Levitsky - Sim, se podemos classificar essa eleição de alguma maneira, ela foi uma eleição especialmente boa para a direita. Então Lula vai ter que construir uma ampla coalizão, governar com a centro-direita. Não necessariamente o Centrão, mas o centro com certeza. Ele teve um relacionamento muito bom com a comunidade empresarial durante seus dois primeiros mandatos presidenciais, vai ter que reconstruir esses laços. As pessoas esquecem que o Lula de 2000 a 2010 foi um Lula bastante moderado, bem sucedido. Ele tem que voltar a isso, até para colocar um ponto final nessa histeria sobre Lula chavista e Venezuela, precisa reconstruir a confiança. E isso significa provavelmente um governo muito centrista e comprometido em dar alguns passos realmente críveis e sérios para combater a corrupção.
BBC News Brasil - Você disse que o bolsonarismo pode ser mais fraco do que o trumpismo, mas em 2022, Bolsonaro teve mais votos do que em 2018 e elegeu muitos nomes para o Congresso. É verdade que ele não tem um partido próprio, o que pode enfraquecê-lo, como o senhor sugere. Como vê esse movimento daqui pra frente?
Levitsky - Há uma crescente extrema-direita em grande parte da América Latina, em parte, em linha com as tendências de outras partes do mundo ocidental, onde há a emergência desse tipo de direita populista e iliberal. Em parte, esse movimento é um produto dos altos níveis de criminalidade, violência e insegurança. Em qualquer tempo, em qualquer democracia, quando há altos níveis de violência e as pessoas sentem medo, elas se voltam para a direita, especialmente a classe média. E isso aconteceu no Brasil. E ao mesmo tempo há o crescimento de um movimento evangélico cada vez mais politizado de direita iliberal no Brasil e na América Latina.

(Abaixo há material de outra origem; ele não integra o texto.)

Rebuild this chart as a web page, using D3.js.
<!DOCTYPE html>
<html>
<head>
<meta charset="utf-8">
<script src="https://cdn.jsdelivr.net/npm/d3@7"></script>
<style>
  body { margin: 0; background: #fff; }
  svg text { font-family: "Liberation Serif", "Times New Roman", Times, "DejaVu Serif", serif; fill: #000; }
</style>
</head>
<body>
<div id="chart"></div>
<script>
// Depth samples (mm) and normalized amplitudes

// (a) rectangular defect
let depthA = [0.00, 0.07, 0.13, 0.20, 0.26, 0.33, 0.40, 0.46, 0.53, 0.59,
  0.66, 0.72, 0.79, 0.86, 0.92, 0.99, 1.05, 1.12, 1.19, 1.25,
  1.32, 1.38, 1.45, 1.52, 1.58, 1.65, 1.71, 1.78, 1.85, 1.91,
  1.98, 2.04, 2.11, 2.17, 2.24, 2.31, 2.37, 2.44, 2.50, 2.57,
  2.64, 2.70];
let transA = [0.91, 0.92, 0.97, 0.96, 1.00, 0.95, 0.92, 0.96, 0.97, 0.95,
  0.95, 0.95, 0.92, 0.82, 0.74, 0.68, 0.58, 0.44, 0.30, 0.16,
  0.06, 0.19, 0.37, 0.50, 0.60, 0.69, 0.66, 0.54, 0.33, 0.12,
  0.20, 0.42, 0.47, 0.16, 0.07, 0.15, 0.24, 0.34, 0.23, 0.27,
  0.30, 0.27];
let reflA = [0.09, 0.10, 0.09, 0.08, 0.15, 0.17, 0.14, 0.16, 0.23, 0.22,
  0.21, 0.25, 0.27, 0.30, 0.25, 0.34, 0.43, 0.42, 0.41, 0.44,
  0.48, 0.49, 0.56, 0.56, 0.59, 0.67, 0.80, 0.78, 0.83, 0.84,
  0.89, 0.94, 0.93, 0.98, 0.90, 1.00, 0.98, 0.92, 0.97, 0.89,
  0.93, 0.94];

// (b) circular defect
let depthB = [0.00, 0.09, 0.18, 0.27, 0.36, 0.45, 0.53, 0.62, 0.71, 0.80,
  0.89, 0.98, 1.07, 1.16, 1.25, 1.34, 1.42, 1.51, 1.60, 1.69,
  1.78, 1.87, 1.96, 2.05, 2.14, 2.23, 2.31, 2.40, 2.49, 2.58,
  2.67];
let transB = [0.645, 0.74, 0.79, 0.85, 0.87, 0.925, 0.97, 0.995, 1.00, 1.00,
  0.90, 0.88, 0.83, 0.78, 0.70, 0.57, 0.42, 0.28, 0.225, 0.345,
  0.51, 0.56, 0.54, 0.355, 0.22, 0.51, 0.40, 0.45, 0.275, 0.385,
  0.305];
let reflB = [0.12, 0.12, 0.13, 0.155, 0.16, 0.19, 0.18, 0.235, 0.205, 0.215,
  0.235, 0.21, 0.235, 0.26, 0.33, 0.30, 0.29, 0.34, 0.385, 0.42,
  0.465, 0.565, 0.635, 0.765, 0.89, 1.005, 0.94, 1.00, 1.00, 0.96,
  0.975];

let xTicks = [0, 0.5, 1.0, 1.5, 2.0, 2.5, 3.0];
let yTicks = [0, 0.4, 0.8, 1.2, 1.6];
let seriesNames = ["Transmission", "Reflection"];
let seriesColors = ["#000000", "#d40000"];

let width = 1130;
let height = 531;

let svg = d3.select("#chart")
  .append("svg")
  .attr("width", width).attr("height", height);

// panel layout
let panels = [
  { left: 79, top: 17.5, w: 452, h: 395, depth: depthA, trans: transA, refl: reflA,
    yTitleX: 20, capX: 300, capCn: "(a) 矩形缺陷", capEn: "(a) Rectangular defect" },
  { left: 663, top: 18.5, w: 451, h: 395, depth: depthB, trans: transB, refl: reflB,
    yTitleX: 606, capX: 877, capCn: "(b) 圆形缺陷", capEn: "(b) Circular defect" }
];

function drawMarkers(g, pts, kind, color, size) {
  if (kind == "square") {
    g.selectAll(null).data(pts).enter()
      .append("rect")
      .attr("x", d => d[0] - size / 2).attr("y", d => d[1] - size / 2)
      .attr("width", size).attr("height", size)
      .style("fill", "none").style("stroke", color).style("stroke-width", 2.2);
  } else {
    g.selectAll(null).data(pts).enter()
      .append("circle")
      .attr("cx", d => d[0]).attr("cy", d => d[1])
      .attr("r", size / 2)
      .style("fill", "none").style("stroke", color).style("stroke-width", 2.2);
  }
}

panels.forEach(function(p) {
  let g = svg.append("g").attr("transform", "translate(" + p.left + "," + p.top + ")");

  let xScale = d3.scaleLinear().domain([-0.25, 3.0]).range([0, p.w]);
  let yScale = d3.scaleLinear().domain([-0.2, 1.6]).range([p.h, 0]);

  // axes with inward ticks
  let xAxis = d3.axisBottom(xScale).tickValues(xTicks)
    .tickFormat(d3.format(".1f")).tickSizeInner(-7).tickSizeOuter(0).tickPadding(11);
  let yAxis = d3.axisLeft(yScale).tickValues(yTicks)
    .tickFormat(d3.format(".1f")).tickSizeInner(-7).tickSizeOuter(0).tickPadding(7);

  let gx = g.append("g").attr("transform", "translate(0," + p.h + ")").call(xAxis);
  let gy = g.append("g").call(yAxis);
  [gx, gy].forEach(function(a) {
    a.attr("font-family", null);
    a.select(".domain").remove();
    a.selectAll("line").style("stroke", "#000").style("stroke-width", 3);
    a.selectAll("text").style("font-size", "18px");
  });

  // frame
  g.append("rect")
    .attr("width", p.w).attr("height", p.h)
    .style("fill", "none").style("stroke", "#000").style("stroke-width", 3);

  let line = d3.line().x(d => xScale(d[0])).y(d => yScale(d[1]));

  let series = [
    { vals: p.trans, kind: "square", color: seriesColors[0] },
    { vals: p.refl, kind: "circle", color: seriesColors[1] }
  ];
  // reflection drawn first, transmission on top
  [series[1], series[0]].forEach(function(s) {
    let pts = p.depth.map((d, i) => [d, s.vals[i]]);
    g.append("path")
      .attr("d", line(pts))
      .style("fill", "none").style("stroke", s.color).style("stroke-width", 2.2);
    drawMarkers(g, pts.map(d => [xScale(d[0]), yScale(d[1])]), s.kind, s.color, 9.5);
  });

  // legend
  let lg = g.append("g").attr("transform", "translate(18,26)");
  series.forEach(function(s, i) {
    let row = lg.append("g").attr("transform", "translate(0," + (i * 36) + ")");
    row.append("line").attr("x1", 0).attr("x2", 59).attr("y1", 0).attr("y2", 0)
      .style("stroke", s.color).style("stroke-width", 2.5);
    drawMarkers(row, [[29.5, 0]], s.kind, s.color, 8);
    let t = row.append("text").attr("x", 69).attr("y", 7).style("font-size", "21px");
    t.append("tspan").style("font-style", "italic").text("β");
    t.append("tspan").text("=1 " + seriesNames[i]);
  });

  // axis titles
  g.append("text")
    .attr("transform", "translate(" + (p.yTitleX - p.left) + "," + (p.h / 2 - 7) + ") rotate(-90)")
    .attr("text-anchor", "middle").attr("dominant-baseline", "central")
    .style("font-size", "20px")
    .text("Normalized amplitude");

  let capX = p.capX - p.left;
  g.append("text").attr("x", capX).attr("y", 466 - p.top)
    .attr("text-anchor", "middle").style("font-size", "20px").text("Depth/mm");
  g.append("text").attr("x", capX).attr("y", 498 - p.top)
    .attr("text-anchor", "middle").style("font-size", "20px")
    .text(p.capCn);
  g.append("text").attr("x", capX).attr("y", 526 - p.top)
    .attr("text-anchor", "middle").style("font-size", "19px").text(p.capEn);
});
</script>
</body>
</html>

Essa direita se saiu muito, muito bem nesta última eleição, no primeiro turno, e vai continuar muito forte. E vai ser forte com ou sem Bolsonaro. Não consigo prever qual será exatamente o papel de Bolsonaro em tudo isso. Mas acho que ele estando à frente ou não, provavelmente continuará existindo uma extrema direita agressiva no Brasil, assim como há na Colômbia, na Argentina, no Chile, no Peru e em outros lugares.